Di antara beberapa destinasi study tour kami, kesempatan untuk mencari oleh-oleh yang sangat spesifik ini hanya ada ketika kami mengunjungi Malioboro. Karena destinasi yang lain seperti wisata petik apel, kunjungan ke Universitas Negeri Malang, dan makan bebek Madura langsung di Madura, sepertinya tidak menyediakan saya kesempatan mencari oleh-oleh itu. Sudah jelas window saya hanya ada di Malioboro.
Maka saat itu, fokus saya hanya pada mencari dream catcher dan tidak mempedulikan hal-hal lain di Malioboro yang menginspirasi ratusan lagu cinta ini. Lapak demi lapak akesesoris saya jajaki tapi tidak menemukan dream catcher. Seorang teman yang menemani saya (baca: saya paksa menemani saya) mulai lelah dan membujuk saya untuk membelikan oleh-oleh lain saja, "kalung, gelang, atau apalah", kata dia. Namun kalung, gelang, atau apalah bukanlah dream catcher. Kalung, gelang, atau apalah, tidak mengandung unsur personal yang berhubungan dengan cerita dia tentang mimpi buruknya. Dan kalung, gelang, atau apalah bukan hadiah spesial, dan orang yang spesial hanya pantas diberikan hadiah yang spesial. Entah bagaimana saya merangkum penjelasan barusan yang ada di otak saya hanya ke dalam kalimat, "gak, kita cari lagi".
Seiring dengan semakin jauhnya kami kepada bus rombongan, semakin dalamnya kami menyusuri jalan yang bahkan saya tidak tahu apakah ini masih berada di ruas Jalan Malioboro, perlahan keyakinan saya juga mulai pudar. Otak SMA saya sering berpikir bahwa perjuangan atas nama cinta pastilah akan berbuah manis. Jika kita terus berjuang walau dunia terasa tak berpihak pada kita, pada akhirnya perjuangan kita akan terbayarkan. Jika saya terus mencari tanpa lelah, pastilah akan ketemu. Begitulah yang selama ini saya ketahui dari film-film dan kultur pop percintaan. Love will find a way.

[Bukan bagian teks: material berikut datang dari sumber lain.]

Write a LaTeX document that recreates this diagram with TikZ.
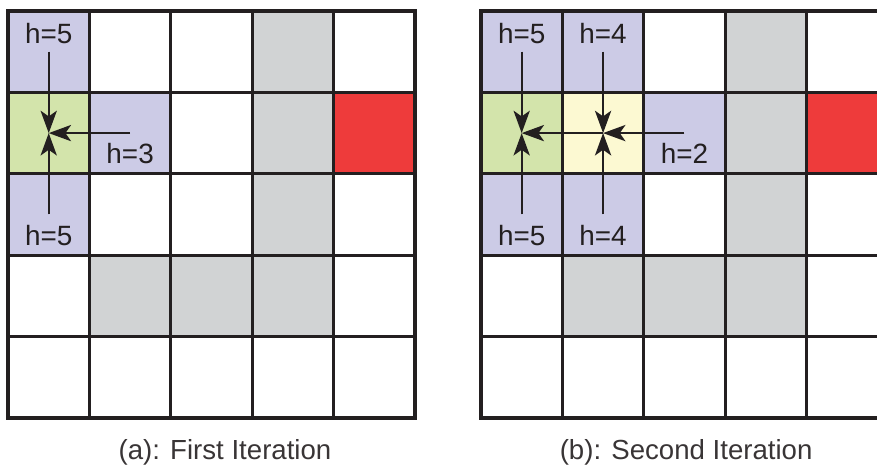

Apakah semua itu tidak benar? Apakah selama ini saya telah ditipu? Lagipula kalau dipikir-pikir, jika memang sepanjang Jalan Malioboro tidak ada satu pun penjual aksesoris yang menjual dream cacther, bukan berarti tiba-tiba Malaikat Cupid akan secara ajaib menembakkan panahnya dengan kantong kresek berisi dream catcher kepada salah satu lapak agar bisa dibeli oleh seorang bocah SMA ingusan yang kasmaran hanya karena dia memiliki ide romantis di kepalanya. Saya haus, lelah, dan takut.
Namun di saat saya sudah mulai putus asa dan berpikir untuk kembali pada rombongan, saya menemukan "Paus Putih" saya. Satu-satunya lapak sepanjang jalan yang kami susuri yang menjual dream catcher. Walaupun ukurannya kecil, tidak seperti yang saya lihat di toko aksesoris di mal, dan dengan warna yang sedikit norak (berwarna warni merah, kuning, hijau, ngejreng, alih-alih warna cokelat seperti dream catcher yang sekarang umum), tapi saya bahagia tak terkira karena menemukannya. Akhirnya kresek itu saya dapatkan, bukan dari panah Cupid, tapi dari tangan abang penjual aksesoris yang ditukar dengan rupiah yang cukup murah. Saya beli tiga. Warna merah, kuning, dan biru muda.
Sebenarnya setelah itu, study tour kami masih berlanjut untuk beberapa hari lagi dengan tujuan Malang dan Madura, tapi rasa-rasanya pikiran saya sudah menekan tombol "enter" dalam lorong waktu agar segera bisa memberikan hadiah ini kepada si dia sambil berkata, "nih, biar gak mimpi buruk".